Campaign Action
The House Republicans, along with a handful of not-very-bright Democrats, passed their poisoned Children's Health Insurance Program funding bill Friday, 242-174. This is not a children's health bill. This is an Obamacare and Medicare sabotage bill. It jeopardizes the CHIP program even more than if it hadn't passed because this bill is too poisoned to pass the Senate, which means it will create further delays as the Senate and House have to figure out a compromise. And at this point, 34 days after the funding authorization for the program has expired, every day that passes makes it harder for states to keep the program going and plan for its future.

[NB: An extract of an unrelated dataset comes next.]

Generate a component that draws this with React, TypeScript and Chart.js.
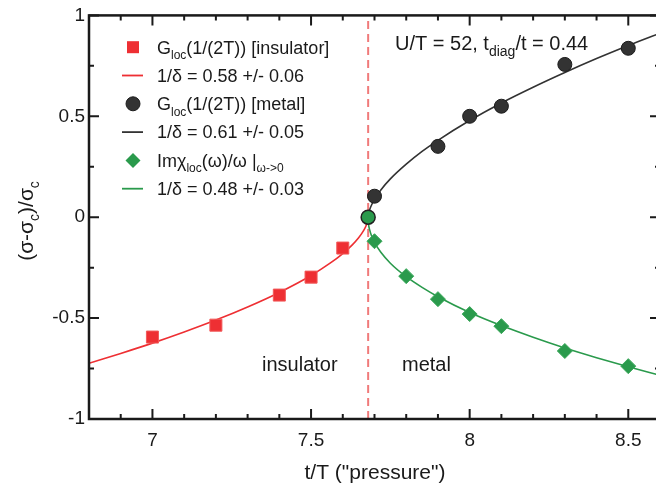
import React, { useEffect, useRef } from "react";
import { Chart, registerables } from "chart.js";

Chart.register(...registerables);

// ---------- axis ticks ----------
const xMajorTicks = [7, 7.5, 8, 8.5];
const xTickLabels = ["7", "7.5", "8", "8.5"];
const xMinorTicks = [6.9, 7.1, 7.2, 7.3, 7.4, 7.6, 7.7, 7.8, 7.9, 8.1, 8.2, 8.3, 8.4, 8.6];
const yMajorTicks = [-1, -0.5, 0, 0.5, 1];
const yTickLabels = ["-1", "-0.5", "0", "0.5", "1"];
const yMinorTicks = [-0.75, -0.25, 0.25, 0.75];

// ---------- data points ----------
const insulatorX = [7.0, 7.2, 7.4, 7.5, 7.6];
const insulatorY = [-0.594, -0.535, -0.386, -0.297, -0.153];

const metalX = [7.7, 7.9, 8.0, 8.1, 8.3, 8.5];
const metalY = [0.104, 0.351, 0.5, 0.55, 0.757, 0.837];

const chiX = [7.7, 7.8, 7.9, 8.0, 8.1, 8.3, 8.5];
const chiY = [-0.119, -0.292, -0.406, -0.48, -0.54, -0.663, -0.738];

const criticalX = [7.68];
const criticalY = [0];

// ---------- fit curves ----------
const fitInsX = [6.8, 6.9, 7.0, 7.1, 7.2, 7.3, 7.4, 7.5, 7.56, 7.6, 7.63, 7.65, 7.665, 7.675, 7.679, 7.68];
const fitInsY = [-0.724, -0.675, -0.624, -0.569, -0.51, -0.445, -0.373, -0.289, -0.228, -0.18, -0.137, -0.102, -0.068, -0.036, -0.014, 0];

const fitMetX = [7.68, 7.681, 7.685, 7.69, 7.7, 7.72, 7.75, 7.8, 7.85, 7.9, 8.0, 8.1, 8.2, 8.3, 8.4, 8.5, 8.6];
const fitMetY = [0, 0.014, 0.038, 0.058, 0.088, 0.135, 0.19, 0.263, 0.326, 0.381, 0.479, 0.566, 0.644, 0.717, 0.786, 0.851, 0.912];

const fitChiX = [7.68, 7.681, 7.685, 7.69, 7.7, 7.72, 7.75, 7.8, 7.85, 7.9, 8.0, 8.1, 8.2, 8.3, 8.4, 8.5, 8.6];
const fitChiY = [0, -0.03, -0.064, -0.089, -0.125, -0.174, -0.228, -0.295, -0.348, -0.394, -0.472, -0.537, -0.595, -0.648, -0.696, -0.741, -0.783];

const criticalLineX = [7.68, 7.68];
const criticalLineY = [-1, 1];

// ---------- texts ----------
type Part = { t: string; sub?: boolean };
const legendRows: { kind: string; parts: Part[] }[] = [
  { kind: "square", parts: [{ t: "G" }, { t: "loc", sub: true }, { t: "(1/(2T)) [insulator]" }] },
  { kind: "redline", parts: [{ t: "1/δ = 0.58 +/- 0.06" }] },
  { kind: "circle", parts: [{ t: "G" }, { t: "loc", sub: true }, { t: "(1/(2T)) [metal]" }] },
  { kind: "blackline", parts: [{ t: "1/δ = 0.61 +/- 0.05" }] },
  { kind: "diamond", parts: [{ t: "Imχ" }, { t: "loc", sub: true }, { t: "(ω)/ω |" }, { t: "ω->0", sub: true }] },
  { kind: "greenline", parts: [{ t: "1/δ = 0.48 +/- 0.03" }] },
];
const annotationParts: Part[] = [{ t: "U/T = 52, t" }, { t: "diag", sub: true }, { t: "/t = 0.44" }];
const yTitleParts: Part[] = [{ t: "(σ-σ" }, { t: "c", sub: true }, { t: ")/σ" }, { t: "c", sub: true }];
const xTitle = 't/T ("pressure")';
const regionLabels = ["insulator", "metal"];

const FONT = "'Liberation Sans', Arial, Helvetica, sans-serif";
const RED = "#ee2f33";
const BLACK = "#333333";
const GREEN = "#2a9a4c";

const pts = (xs: number[], ys: number[]) => xs.map((x, i) => ({ x, y: ys[i] }));

function richWidth(ctx: CanvasRenderingContext2D, parts: Part[], size: number) {
  let w = 0;
  for (const p of parts) {
    ctx.font = `${p.sub ? Math.round(size * 0.68) : size}px ${FONT}`;
    w += ctx.measureText(p.t).width;
  }
  return w;
}

function drawRich(
  ctx: CanvasRenderingContext2D,
  parts: Part[],
  x: number,
  baseline: number,
  size: number,
  align: "left" | "center" = "left"
) {
  let cx = x;
  if (align === "center") cx = x - richWidth(ctx, parts, size) / 2;
  ctx.textAlign = "left";
  ctx.textBaseline = "alphabetic";
  for (const p of parts) {
    const s = p.sub ? Math.round(size * 0.68) : size;
    ctx.font = `${s}px ${FONT}`;
    ctx.fillText(p.t, cx, baseline + (p.sub ? size * 0.3 : 0));
    cx += ctx.measureText(p.t).width;
  }
}

const decorPlugin = {
  id: "decor",
  afterDraw(chart: any) {
    const ctx: CanvasRenderingContext2D = chart.ctx;
    const { left, right, top, bottom } = chart.chartArea;
    const xs = chart.scales.x;
    const ys = chart.scales.y;
    ctx.save();
    ctx.strokeStyle = "#1a1a1a";
    // ticks
    ctx.lineWidth = 2;
    const major = 10;
    const minor = 5;
    const xt = (v: number, len: number) => {
      const px = xs.getPixelForValue(v);
      ctx.beginPath();
      ctx.moveTo(px, bottom);
      ctx.lineTo(px, bottom - len);
      ctx.moveTo(px, top);
      ctx.lineTo(px, top + len);
      ctx.stroke();
    };
    const yt = (v: number, len: number) => {
      const py = ys.getPixelForValue(v);
      ctx.beginPath();
      ctx.moveTo(left, py);
      ctx.lineTo(left + len, py);
      ctx.moveTo(right, py);
      ctx.lineTo(right - len, py);
      ctx.stroke();
    };
    xMajorTicks.forEach((v) => xt(v, major));
    xMinorTicks.forEach((v) => xt(v, minor));
    yMajorTicks.forEach((v) => yt(v, major));
    yMinorTicks.forEach((v) => yt(v, minor));
    // frame
    ctx.lineWidth = 2.5;
    ctx.strokeRect(left, top, right - left, bottom - top);

    // legend
    ctx.fillStyle = "#1a1a1a";
    const mx = 133;
    legendRows.forEach((row, i) => {
      const baseline = 53.5 + i * 28.3;
      const cy = baseline - 6.3;
      ctx.save();
      if (row.kind === "square") {
        ctx.fillStyle = RED;
        ctx.fillRect(mx - 6, cy - 6, 12, 12);
      } else if (row.kind === "circle") {
        ctx.fillStyle = BLACK;
        ctx.strokeStyle = "#1c1c1c";
        ctx.lineWidth = 1;
        ctx.beginPath();
        ctx.arc(mx, cy, 7, 0, Math.PI * 2);
        ctx.fill();
        ctx.stroke();
      } else if (row.kind === "diamond") {
        ctx.fillStyle = GREEN;
        ctx.beginPath();
        ctx.moveTo(mx, cy - 7.5);
        ctx.lineTo(mx + 7.5, cy);
        ctx.lineTo(mx, cy + 7.5);
        ctx.lineTo(mx - 7.5, cy);
        ctx.closePath();
        ctx.fill();
      } else {
        ctx.strokeStyle = row.kind === "redline" ? RED : row.kind === "blackline" ? BLACK : GREEN;
        ctx.lineWidth = 1.8;
        ctx.beginPath();
        ctx.moveTo(122, cy);
        ctx.lineTo(143, cy);
        ctx.stroke();
      }
      ctx.restore();
      ctx.fillStyle = "#1a1a1a";
      drawRich(ctx, row.parts, 157, baseline, 18);
    });

    // annotation
    drawRich(ctx, annotationParts, 395, 50, 20);

    // region labels
    ctx.font = `20px ${FONT}`;
    ctx.textAlign = "left";
    ctx.textBaseline = "alphabetic";
    ctx.fillText(regionLabels[0], 262, 371);
    ctx.fillText(regionLabels[1], 402, 371);

    // x title
    ctx.font = `21px ${FONT}`;
    ctx.textAlign = "center";
    ctx.fillText(xTitle, 375, 479);

    // y title
    ctx.save();
    ctx.translate(25, 221);
    ctx.rotate(-Math.PI / 2);
    drawRich(ctx, yTitleParts, 0, 7.5, 21, "center");
    ctx.restore();

    ctx.restore();
  },
};

export default function App() {
  const ref = useRef<HTMLCanvasElement | null>(null);
  useEffect(() => {
    if (!ref.current) return;
    const chart = new Chart(ref.current, {
      type: "scatter",
      data: {
        datasets: [
          {
            label: "critical",
            data: pts(criticalX, criticalY),
            pointStyle: "circle",
            pointRadius: 7,
            backgroundColor: GREEN,
            borderColor: "#222222",
            borderWidth: 1.5,
            order: 0,
          } as any,
          {
            label: "insulator",
            data: pts(insulatorX, insulatorY),
            pointStyle: "rect",
            pointRadius: 8.5,
            backgroundColor: RED,
            borderColor: "#f25a5a",
            borderWidth: 1,
            order: 1,
          },
          {
            label: "metal",
            data: pts(metalX, metalY),
            pointStyle: "circle",
            pointRadius: 7,
            backgroundColor: BLACK,
            borderColor: "#1c1c1c",
            borderWidth: 1,
            order: 1,
          },
          {
            label: "chi",
            data: pts(chiX, chiY),
            pointStyle: "rectRot",
            pointRadius: 7.5,
            backgroundColor: GREEN,
            borderColor: "#3aa85a",
            borderWidth: 1,
            order: 1,
          },
          {
            label: "fit insulator",
            data: pts(fitInsX, fitInsY),
            showLine: true,
            pointRadius: 0,
            borderColor: RED,
            borderWidth: 1.6,
            cubicInterpolationMode: "monotone",
            order: 5,
          },
          {
            label: "fit metal",
            data: pts(fitMetX, fitMetY),
            showLine: true,
            pointRadius: 0,
            borderColor: BLACK,
            borderWidth: 1.6,
            cubicInterpolationMode: "monotone",
            order: 5,
          },
          {
            label: "fit chi",
            data: pts(fitChiX, fitChiY),
            showLine: true,
            pointRadius: 0,
            borderColor: GREEN,
            borderWidth: 1.6,
            cubicInterpolationMode: "monotone",
            order: 5,
          },
          {
            label: "critical line",
            data: pts(criticalLineX, criticalLineY),
            showLine: true,
            pointRadius: 0,
            borderColor: "#f07a7a",
            borderWidth: 2,
            borderDash: [8, 5],
            order: 10,
          },
        ] as any,
      },
      options: {
        animation: false,
        responsive: false,
        events: [],
        layout: { padding: { left: 0, right: 20, top: 15, bottom: 0 } },
        plugins: { legend: { display: false }, tooltip: { enabled: false } },
        scales: {
          x: {
            type: "linear",
            min: 6.8,
            max: 8.6,
            grid: { display: false, drawTicks: false },
            border: { display: false },
            afterBuildTicks: (s: any) => {
              s.ticks = xMajorTicks.map((v) => ({ value: v }));
            },
            afterFit: (s: any) => {
              s.height = 68;
            },
            ticks: {
              padding: 10,
              color: "#1a1a1a",
              font: { family: FONT, size: 19 },
              callback: (v: any) => {
                const i = xMajorTicks.indexOf(Number(v));
                return i >= 0 ? xTickLabels[i] : "";
              },
            },
          },
          y: {
            type: "linear",
            min: -1,
            max: 1,
            grid: { display: false, drawTicks: false },
            border: { display: false },
            afterBuildTicks: (s: any) => {
              s.ticks = yMajorTicks.map((v) => ({ value: v }));
            },
            afterFit: (s: any) => {
              s.width = 89;
            },
            ticks: {
              padding: 4,
              color: "#1a1a1a",
              font: { family: FONT, size: 19 },
              callback: (v: any) => {
                const i = yMajorTicks.indexOf(Number(v));
                return i >= 0 ? yTickLabels[i] : "";
              },
            },
          },
        },
      },
      plugins: [decorPlugin],
    });
    return () => chart.destroy();
  }, []);

  return (
    <div
      style={{
        position: "fixed",
        left: 0,
        top: 0,
        width: 656,
        height: 487,
        overflow: "hidden",
        background: "#ffffff",
      }}
    >
      <canvas ref={ref} width={680} height={487} style={{ width: 680, height: 487, display: "block" }} />
    </div>
  );
}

Every day that passes puts more kids in jeopardy of losing their coverage.
The bill contains several poison pills, including making Medicare premiums more expensive for some higher-income beneficiaries. Because it wouldn't be a Republican "health" bill if it didn't attack Medicare. It also wouldn't be a Republican "health" bill if it didn't threaten the health insurance of people enrolled in Obamacare plans. Which it does. The Center on Budget and Policy Priorities highlights a provision in the bill that "would take insurance away from as many as 688,000 low- and moderate-income people each year who miss a premium payment."
People who now get federal advance premium tax credits (APTC) to help them afford insurance in the health care marketplaces have three months to pay overdue premiums before insurers can end their coverage. The legislation would shorten that grace period to one determined by state law—generally 30 days or less—making it harder for enrollees to catch up on missed payments. While a few states may mitigate the harm by enacting longer state grace periods, most would likely keep their existing grace periods.
As we've written, the current grace period is far from a free ride. If a person doesn't catch up on all overdue premiums by the end of the third month, his or her coverage ends retroactively to the end of the first month of the grace period.
It's not enough to jeopardize health insurance for 9 million kids, they have to wrap in hundreds of thousands of low-income Obamacare enrollees. This bill can't pass the Senate, where there is a clean, bipartisan bill negotiated by Orrin Hatch (R-UT) and Ron Wyden (D-OR). But Mitch McConnell hasn't shown any inclination to bring that bill to the floor, instead focusing on jamming through popular vote loser Donald Trump's extremist judicial nominees.
So what the House Republican's really achieved here with this vote was adding to the delay in funding the program, increasing the likelihood that states are going to have to freeze enrollments and start winding down their CHIP programs. Just so Republicans can continue to play politics with Obamacare and Medicare.